Pour résumer, le tableau représente donc la scène telle que vue par le couple royal posant pour Velasquez : sur les neuf personnages, cinq les regardent. Ainsi que l’a souligné Kenneth Clark , « chaque point focal nous implique dans une nouvelle série de relations, et, pour peindre un groupe complexe comme celui des Ménines, le peintre doit concevoir une échelle de relations qu’il doit appliquer à l’ensemble ».

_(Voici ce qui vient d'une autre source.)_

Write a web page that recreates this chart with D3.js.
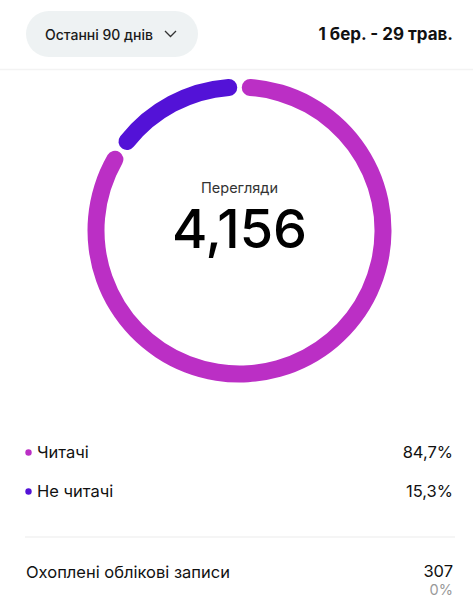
<!DOCTYPE html>
<html lang="uk">
<head>
<meta charset="UTF-8">
<title>Перегляди</title>
<script src="https://cdn.jsdelivr.net/npm/d3@7"></script>
<style>
  body { margin: 0; background: #fff; }
  svg { display: block; font-family: Inter, Roboto, "Noto Sans", sans-serif; }
</style>
</head>
<body>
<svg id="chart" width="473" height="601"></svg>
<script>
// data
const categories = ["Читачі", "Не читачі"];
const shares = [84.7, 15.3];
const shareLabels = ["84,7%", "15,3%"];
const totalViews = 4156;
const reachLabel = "Охоплені облікові записи";
const reachValue = 307;
const reachChange = "0%";
const periodLabel = "Останні 90 днів";
const rangeLabel = "1 бер. - 29 трав.";

const colors = d3.scaleOrdinal().domain(categories).range(["#bb2fc5", "#5312d7"]);

const svg = d3.select("#chart");
const W = 473;

// top separator
svg.append("line").attr("x1", 0).attr("x2", W).attr("y1", 69.5).attr("y2", 69.5)
  .attr("stroke", "#f3f3f3").attr("stroke-width", 1.5);

// period pill
svg.append("rect").attr("x", 26).attr("y", 11).attr("width", 172).attr("height", 46)
  .attr("rx", 23).attr("fill", "#eef2f3");
svg.append("text").attr("x", 45).attr("y", 40).attr("font-size", 14).attr("font-weight", 500)
  .attr("fill", "#1a1a1a").text(periodLabel);
svg.append("path").attr("d", "M165,31 l5.5,5.5 l5.5,-5.5").attr("fill", "none")
  .attr("stroke", "#333").attr("stroke-width", 1.3);

svg.append("text").attr("x", 453).attr("y", 40).attr("text-anchor", "end")
  .attr("font-size", 17).attr("font-weight", 700).attr("fill", "#111").text(rangeLabel);

// donut
const cx = 239.5, cy = 230.5;
const pie = d3.pie().sort(null).padAngle(0.022)(shares);
const arc = d3.arc().innerRadius(135).outerRadius(152).cornerRadius(8.5);
const g = svg.append("g").attr("transform", `translate(${cx},${cy})`);
g.selectAll("path").data(pie).join("path")
  .attr("d", arc)
  .attr("fill", (d, i) => colors(categories[i]));

g.append("text").attr("y", -38).attr("text-anchor", "middle").attr("font-size", 14.5)
  .attr("fill", "#333").text("Перегляди");
g.append("text").attr("y", 17).attr("text-anchor", "middle").attr("font-size", 54)
  .attr("font-weight", 500).attr("fill", "#000").text(d3.format(",")(totalViews));

// legend
const rowY = d3.scalePoint().domain(categories).range([458, 497]);
const rows = svg.selectAll("g.row").data(categories).join("g").attr("class", "row")
  .attr("transform", d => `translate(0,${rowY(d)})`);
rows.append("circle").attr("cx", 28.5).attr("cy", -5.5).attr("r", 3.2)
  .attr("fill", d => colors(d));
rows.append("text").attr("x", 37).attr("font-size", 16.5).attr("fill", "#111").text(d => d);
rows.append("text").attr("x", 453).attr("text-anchor", "end").attr("font-size", 16.5)
  .attr("fill", "#111").text((d, i) => shareLabels[i]);

svg.append("line").attr("x1", 25).attr("x2", 455).attr("y1", 537).attr("y2", 537)
  .attr("stroke", "#f2f2f2").attr("stroke-width", 1.5);

// reached accounts
svg.append("text").attr("x", 26).attr("y", 578).attr("font-size", 16.5).attr("fill", "#111")
  .text(reachLabel);
svg.append("text").attr("x", 453).attr("y", 577).attr("text-anchor", "end").attr("font-size", 16.5)
  .attr("fill", "#111").text(reachValue);
svg.append("text").attr("x", 453).attr("y", 595).attr("text-anchor", "end").attr("font-size", 14.5)
  .attr("fill", "#999").text(reachChange);
</script>
</body>
</html>
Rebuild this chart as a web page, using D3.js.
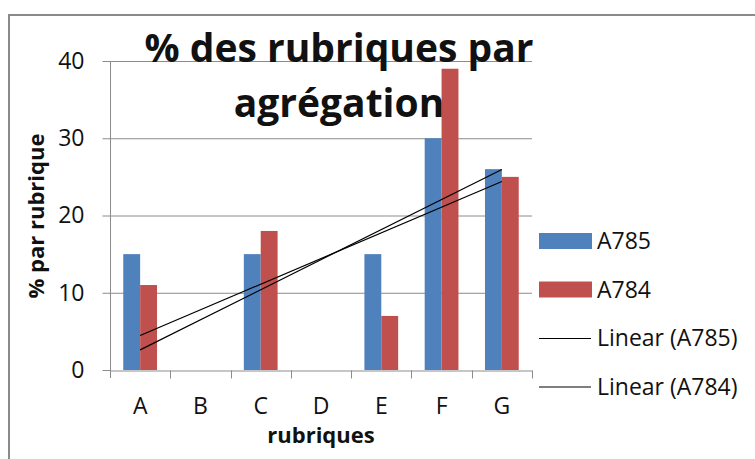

Enfin, comme l’a noté Michel Foucault, la lumière de la fenêtre sur la droite éclaire à la fois l’avant-plan de la scène représentée et l’endroit non représenté où sont le roi, la reine et nous-mêmes. Il conviendrait aussi de préciser que c’est sur la lisière de cette zone lumineuse que se tient le groupe constitué par l’infante et les autres personnages, y compris Velasquez, qui mourra trois ans après l’achèvement de cette toile et semble déjà « à l’écart ». 
 
Première question : quel est le rôle du miroir ? 
Sans négliger le fait que le tableau de Jan Van Eyck, « les époux Arnolfini », étaient à cette époque accroché dans les salons du palais royal, où l’on voit ce couple, cette fois de dos, sur une surface convexe.
Pour répondre, il nous faudra admettre que, dans l’atelier, il y avait un second miroir, sans lequel Velasquez n’aurait pu se représenter … 
 
Second question : pourquoi un tel jeu de perspectives s’entrecroisant, complété par le jeu de deux sources distinctes de lumière, pour un portrait officiel ? En réalité, cette question à propos d’un tableau représentant un tableau en train d’être peint est indissociable de la première, car c’est celle du pouvoir.